Montichiari
- Full name: A.C. Montichiari
- Founded: 1928
- Dissolved: 2012
- Ground: Stadio Romeo Menti, Montichiari, Italy

= AC Montichiari =

Italian football club

Associazione Calcio Montichiari was an Italian association football club based in based in Montichiari, Lombardy.

The last owner and president were respectively Francesco De Pasquale and Maurizio Soloni.

In 2012 Carpenedolo from the nearby town, relocated its sports title to Montichiari as a spiritual successor, namely F.C. Atletico Montichiari.

==History==

=== A.C. Montichiari ===
The club was founded in 1928.

====From 2006-07 to 2008-09====
In the 2006–07 Serie C2 season, Montichiari finished 16th and was forced to play in the relegation playoffs. The team was relegated to Serie D, being the lower classified team after the two-legged tie with 15th-placed Portogruaro ended in a 1–1 aggregate draw.

In the 2007–08 Serie D season, Montichiari finished 2nd in Girone D, qualifying for the promotion playoffs. As a playoff semi-finalist, the team won special promotion to Serie C2, now called Lega Pro Seconda Divisione, as one of the 5 top teams in the promotional playoffs.

In the 2008–09 Lega Pro Seconda Divisione was relegated again in Serie D.

====Scudetto Dilettanti 2009-10====
The team back now in Lega Pro Seconda Divisione winning the 2009–10 Serie D group C, conquering also the Scudetto Dilettanti.

==== From 2010-11 to 2011-12 in Lega Pro Seconda Divisione====
In the season 2010-11 the club was ranked 8th.

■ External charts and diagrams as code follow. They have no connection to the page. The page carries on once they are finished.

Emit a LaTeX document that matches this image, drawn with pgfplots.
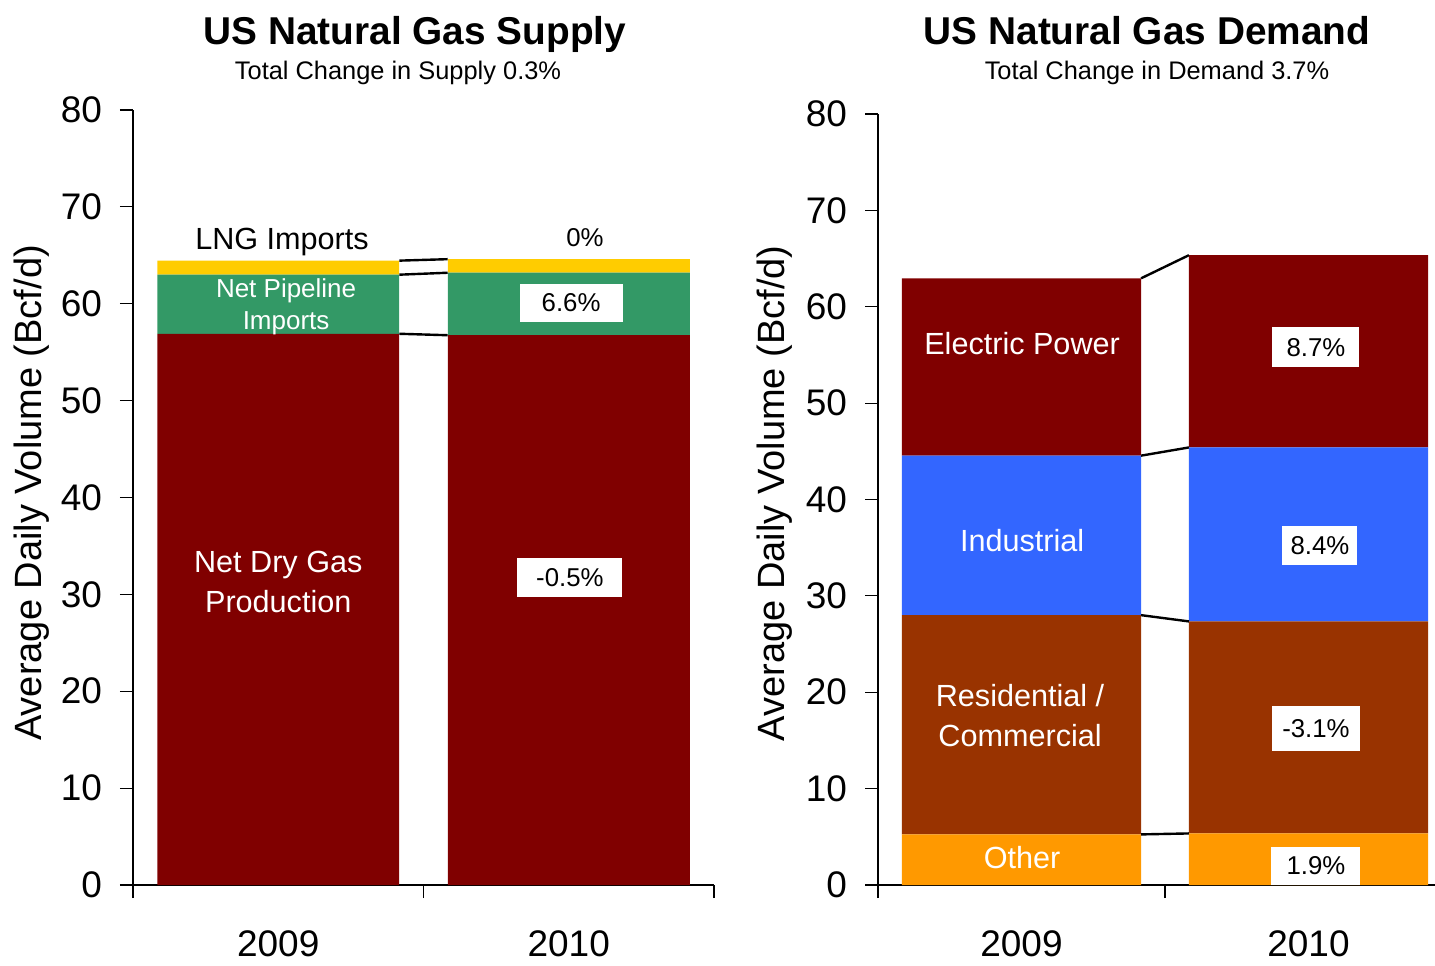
\documentclass[border=0pt]{standalone}
\usepackage{fontspec}
\setmainfont{Liberation Sans}
\usepackage{pgfplots}
\pgfplotsset{compat=1.18}
\definecolor{dred}{HTML}{800000}
\definecolor{pgreen}{HTML}{339966}
\definecolor{lyellow}{HTML}{FFCC00}
\definecolor{iblue}{HTML}{3366FF}
\definecolor{rbrown}{HTML}{993300}
\definecolor{oorange}{HTML}{FF9900}
\newcommand{\tl}{\fontsize{18.5}{20}\selectfont}
\newcommand{\wl}{\fontsize{15.3}{20}\selectfont}
\newcommand{\pl}{\fontsize{12.9}{15}\selectfont}
\begin{document}
\begin{tikzpicture}
\useasboundingbox (0,0) rectangle (717.5pt,482.5pt);
\pgfplotsset{
  base/.style={
    scale only axis, anchor=south west,
    xmin=-0.5, ymin=0, ymax=80,
  },
  main/.style={
    base,
    axis x line*=bottom, axis y line*=left,
    axis line style={black, line width=0.6pt},
    ybar stacked, bar width=0.833,
    ytick={0,10,...,80},
    tick align=outside, major tick length=6.5pt,
    tick style={black, line width=0.6pt},
    /pgf/number format/assume math mode=true,
    tick label style={font=\tl},
    yticklabel style={xshift=-5.5pt},
    extra x ticks={0,1}, extra x tick labels={2009,2010},
    extra x tick style={major tick length=0pt, xticklabel style={yshift=-19.5pt}},
    xticklabels={},
    every axis y label/.style={rotate=90, anchor=center, font=\fontsize{19}{20}\selectfont},
  },
  over/.style={base, hide axis},
}
% ---------------- Supply ----------------
\begin{axis}[main, at={(66.5pt,40pt)}, width=290.5pt, height=387.5pt,
  xmax=1.5, xtick={-0.5,0.5,1.5},
  ylabel={Average Daily Volume (Bcf/d)},
  ylabel style={at={(axis description cs:-0.174,0.506)}}]
\addplot[fill=dred, draw=none] coordinates {(0,56.9) (1,56.75)};
\addplot[fill=pgreen, draw=none] coordinates {(0,6.1) (1,6.45)};
\addplot[fill=lyellow, draw=none] coordinates {(0,1.45) (1,1.4)};
\end{axis}
\begin{axis}[over, at={(66.5pt,40pt)}, width=290.5pt, height=387.5pt, xmax=1.5]
\addplot[black, line width=1.2pt] coordinates {(0.4167,56.9) (0.5833,56.75)};
\addplot[black, line width=1.2pt] coordinates {(0.4167,63.0) (0.5833,63.2)};
\addplot[black, line width=1.2pt] coordinates {(0.4167,64.45) (0.5833,64.6)};
\node[font=\wl] at (axis cs:0.013,66.4) {LNG Imports};
\node[font=\fontsize{13}{16}\selectfont, text=white, align=center] at (axis cs:0.027,59.7) {Net Pipeline\\Imports};
\node[font=\wl, text=white, align=center] at (axis cs:0,31.3) {Net Dry Gas\\Production};
\node[font=\pl] at (axis cs:1.056,66.8) {0\%};
\node[font=\pl, fill=white, minimum width=51.5pt, minimum height=19pt, inner sep=0pt] at (axis cs:1.008,60.1) {6.6\%};
\node[font=\pl, fill=white, minimum width=52.5pt, minimum height=19.5pt, inner sep=0pt] at (axis cs:1.004,31.7) {-0.5\%};
\end{axis}
% ---------------- Demand ----------------
\begin{axis}[main, at={(439pt,40pt)}, width=278.5pt, height=385.5pt,
  xmax=1.4408, xtick={-0.5,0.5},
  ylabel={Average Daily Volume (Bcf/d)},
  ylabel style={at={(axis description cs:-0.185,0.508)}}]
\addplot[fill=oorange, draw=none] coordinates {(0,5.25) (1,5.35)};
\addplot[fill=rbrown, draw=none] coordinates {(0,22.75) (1,22.0)};
\addplot[fill=iblue, draw=none] coordinates {(0,16.55) (1,18.05)};
\addplot[fill=dred, draw=none] coordinates {(0,18.4) (1,19.95)};
\end{axis}
\begin{axis}[over, at={(439pt,40pt)}, width=278.5pt, height=385.5pt, xmax=1.4408]
\addplot[black, line width=1.2pt] coordinates {(0.4167,5.25) (0.5833,5.35)};
\addplot[black, line width=1.2pt] coordinates {(0.4167,28.0) (0.5833,27.35)};
\addplot[black, line width=1.2pt] coordinates {(0.4167,44.55) (0.5833,45.4)};
\addplot[black, line width=1.2pt] coordinates {(0.4167,62.95) (0.5833,65.35)};
\node[font=\wl, text=white] at (axis cs:0.002,56.2) {Electric Power};
\node[font=\wl, text=white] at (axis cs:0.002,35.7) {Industrial};
\node[font=\wl, text=white, align=center] at (axis cs:-0.005,17.6) {Residential /\\Commercial};
\node[font=\wl, text=white] at (axis cs:0.002,2.85) {Other};
\node[font=\pl, fill=white, minimum width=43.5pt, minimum height=20pt, inner sep=0pt] at (axis cs:1.026,55.8) {8.7\%};
\node[font=\pl, fill=white, minimum width=37.5pt, minimum height=19.5pt, inner sep=0pt] at (axis cs:1.04,35.2) {8.4\%};
\node[font=\pl, fill=white, minimum width=44pt, minimum height=22.5pt, inner sep=0pt] at (axis cs:1.026,16.2) {-3.1\%};
\node[font=\pl, fill=white, minimum width=44.5pt, minimum height=19pt, inner sep=0pt] at (axis cs:1.026,2.0) {1.9\%};
\end{axis}
% ---------------- Titles ----------------
\node[font=\fontsize{19.4}{22}\selectfont\bfseries, anchor=base] at (207.5pt,460pt) {US Natural Gas Supply};
\node[font=\fontsize{12.7}{15}\selectfont, anchor=base] at (199pt,442.5pt) {Total Change in Supply 0.3\%};
\node[font=\fontsize{19.4}{22}\selectfont\bfseries, anchor=base] at (573.5pt,460pt) {US Natural Gas Demand};
\node[font=\fontsize{12.7}{15}\selectfont, anchor=base] at (578.5pt,442.5pt) {Total Change in Demand 3.7\%};
\end{tikzpicture}
\end{document}
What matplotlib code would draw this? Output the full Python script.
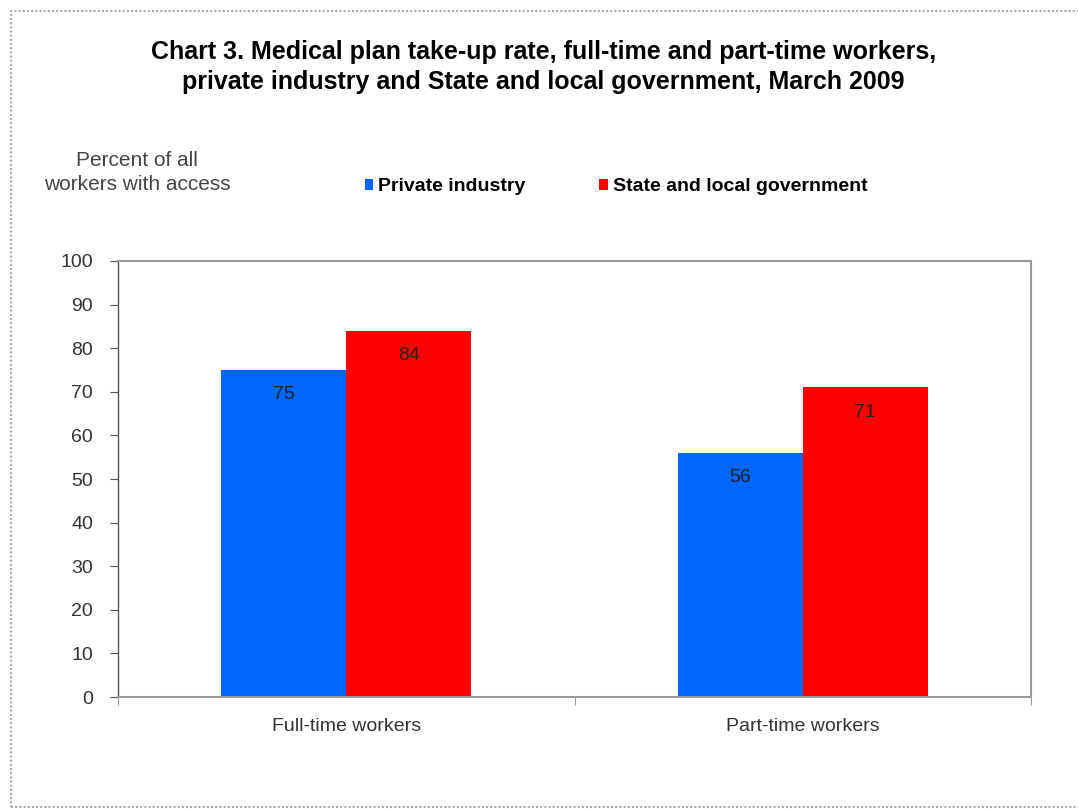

In the 2011–12 season the club was ranked 18th and so relegated to Serie D.

==== The dissolution ====
In summer 2012 it does not join in Serie D and was excluded from all the Italian football.

===Colors and badge===
The team's colors were red and blue.

===Honours===
- Serie D:
  - Winners 1: 2009–10
- Scudetto Dilettanti:
  - Winners 1: 2009–10

=== Stadium ===
It played at the Stadio Romeo Menti in Montichiari, which has a capacity of 2,500.

===Famous players===
- Francesco Carbone

== The football in Montichiari now ==

=== F.C. Atletico Montichiari ===
Currently the main team of the town of Montichiari is Atletico Montichiari, the former Carpenedolo, that in summer 2012 moved in this city and changed its name in the current one.